215.65 Bond Fee Trust Fund, expenditures; schedule of fees.
(1) There is created a Bond Fee Trust Fund, which shall be maintained as a separate fund. The working capital reserve of this fund for any fiscal year shall never exceed the expenditures of the previous fiscal year. The “working capital reserve” is defined as the amount of cash, investments at cost, and accounts receivable due within 1 year, less the amount of accounts payable due within 1 year, at the end of the current fiscal year. Any moneys in excess of the working capital reserve which remain in the fund at the end of the fiscal year shall be transferred by the division within 120 days to the sinking fund accounts established for the bonds issued by the division during such prior fiscal year and shall be distributed to such accounts on a pro rata basis according to the fees charged for the issuance of such bonds.

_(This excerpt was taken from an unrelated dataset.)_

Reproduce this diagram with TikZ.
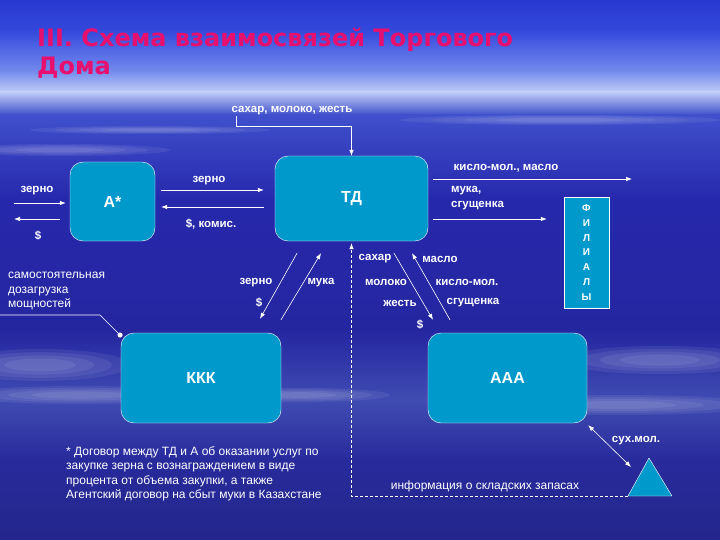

(2) All expenses of the division may be paid from such trust fund. Such expenses shall include, but shall not be limited to, costs of validating, printing and delivering the bonds, printing the prospectus, publishing notices of sale of the bonds, salaries of personnel of the division, and necessary administrative expenses.
(3) The division shall adopt by resolution a schedule of fees and expenses, which may be revised from time to time as conditions warrant, designed so that the Bond Fee Trust Fund will be reimbursed for general administrative expenses of the division as well as all direct out-of-pocket expenses. The fees charged to and all expenses paid for and on behalf of each bond issue shall be paid and reimbursed to the Bond Fee Trust Fund from the proceeds of the sale of the bonds, if such bonds are sold, or from such other source as may be agreed to by the state agency requesting the services of the division, if for any reason the bonds are not sold.
History. s. 10, ch. 69-230; s. 48, ch. 71-355; s. 1, ch. 73-135; s. 37, ch. 81-223; s. 80, ch. 83-217; s. 6, ch. 89-287; s. 2, ch. 93-162.